Security Primitives I: Introduction to Physical Unclonable Functions

Instructor 

Dr. Jim Plusquellic is a professor in the Electrical and Computer Engineering Department at the University of New Mexico and President and CEO, IC-Safety.

Learning Objectives

Physical Unclonable Functions (PUFs) are hardware security primitives that are capable of generating keying material for security functions such as encryption and authentication. PUFs are unique in that they can generate and regenerate keys on-the-fly without the need to store the keys to any type of non-volatile memory, e.g., flash, hard-drive, etc. The keys are generated by measuring small performance differences that exist from one copy of a device to another, i.e., every iPhone 15 that is manufactured is slightly different than all other iPhone 15 in the population. The small random performance differences that exist among devices are referred to as entropy. The PUF on a device measures these small random performance differences and creates a digital string of 1’s and 0’s, i.e., a bitstring. Given that the performance differences are random, each device possesses a unique digital string that can be used as a key for encryption operations or as a unique identifier for authentication. This course describes PUF architectures and the statistical evaluation methods that can be used to evaluate the quality of the PUF-generated bitstrings.

Students taking this course will learn about the benefits, limitations, statistical characterization techniques and architectural features of physical unclonable functions (PUFs) The focus of the instruction is on microelectronic implementations of PUFs in standard CMOS process technologies.

This micro-certificate course is organized into a set of Units, described as follows:

• Unit 1: Introduction on PUFs: Definition of a PUF, and a discussion on the source of entropy (randomness) that PUFs leverage.
• Unit 2: Statistics: Instruction on the standard statistical techniques that have emerged to evaluate the quality of the PUF.
• Unit 3: Classes and Applications: Contains a discussion on the different classes that can be used to characterize PUF architectures, followed with instruction on important security applications that are relevant to PUFs.
• Unit 4: Supplemental Lectures: A presentation on the types of embedded instrumentation that are useful for PUF architectures is provided. In particular, PUFs that leverage resistance and delay variations as a source of entropy can utilize a voltage-to-digital converter (VDC) and a time-to-digital converter (TDC) to improve statistical metrics, including the uniqueness and reliability of the PUF.

Prerequisites:

• A background in Very Large Scale Integration (VLSI) and Field Programmable Gate Arrays (FPGAs) is desirable but not required.

Biography

Professor Plusquellic received his M.S. and Ph.D. degrees in Computer Science from the University of Pittsburgh in 1995 and 1997, respectively.
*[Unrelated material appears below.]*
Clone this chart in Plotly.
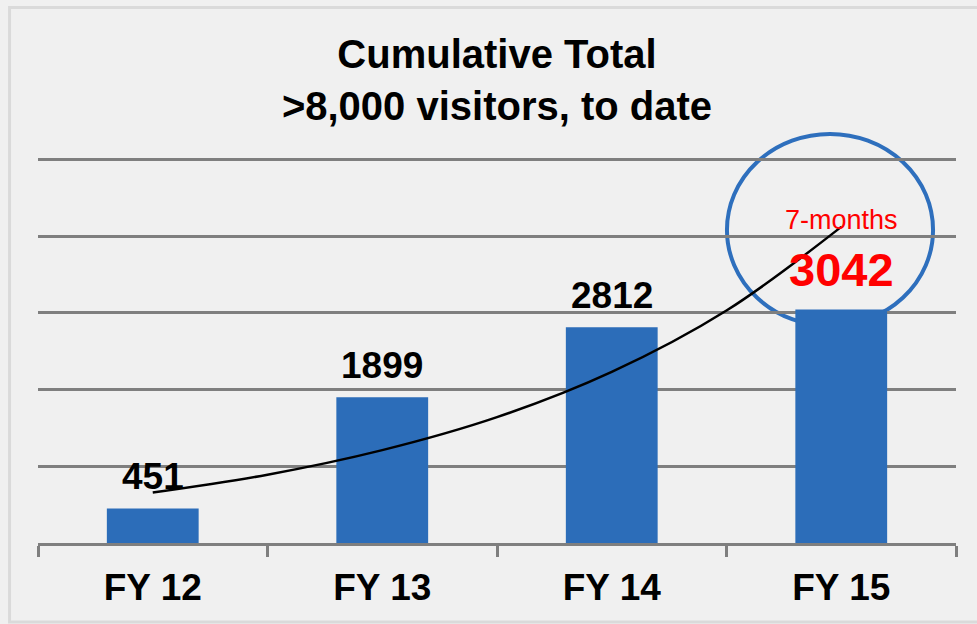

He is currently a professor of electrical and computer engineering at the University of New Mexico. His research interests are in the area of nano-scale VLSI and include security and trust in IC hardware, embedded system design, supply chain and IoT security and trust, silicon validation, design for manufacturability, and delay test methods. Professor Plusquellic received an “Outstanding Contribution Award” from the IEEE Computer Society in 2012 for co-founding and his contributions to the Symposium on Hardware-Oriented Security and Trust (HOST), and again recently in 2017 for “Co-Founder of and providing Outstanding Contributions to the IEEE International Symposium on Hardware-Oriented Security and Trust (HOST) for the Past Ten Years 2008-2017”. He is the Trust and Assurance Lead for ASU’s ME COMMONS (SWAP) Hub since July 2024. He served as General Chair for HOST in 2010, as Program Chair for HOST in 2008, 2009, and 2020, and as panelist and moderator for panels at HOST 2020. He has served as Associate Editor for Transactions on Computers and is
currently serving as Editor-in-Chief of Hardware Security for Cryptography, MDPI. He has recently been inducted into the HOST Hall-of-Fame and has authored or co-authored three book chapters for Springer Link on the topics of PUF-based Authentication and Hardware Trojan Detection. He received the “10 Years of Continuous Service Award” from the International Test Conference, a Best Paper Award from VTS, an ACM Distinguished Service Award from SIGDA, and two Austin CAS Fellow Awards from IBM. He received the “Albuquerque lab-to-business accelerator” award in 2016, the “2014 Innovation Award” from the Science and Technology Center at the University of New Mexico, was a “Featured Entrepreneur” within the School of Engineering, and has multiple patents and provisional applications filed with the US. Patent and Trademark Office. Professor Plusquellic is President and CEO of IC-Safety, LLC, and a consultant for Enthentica Inc., both start-ups in the hardware security and trust space. He has published more than 140 refereed conference and journal papers. He is a Golden Core Member of the IEEE Computer Society.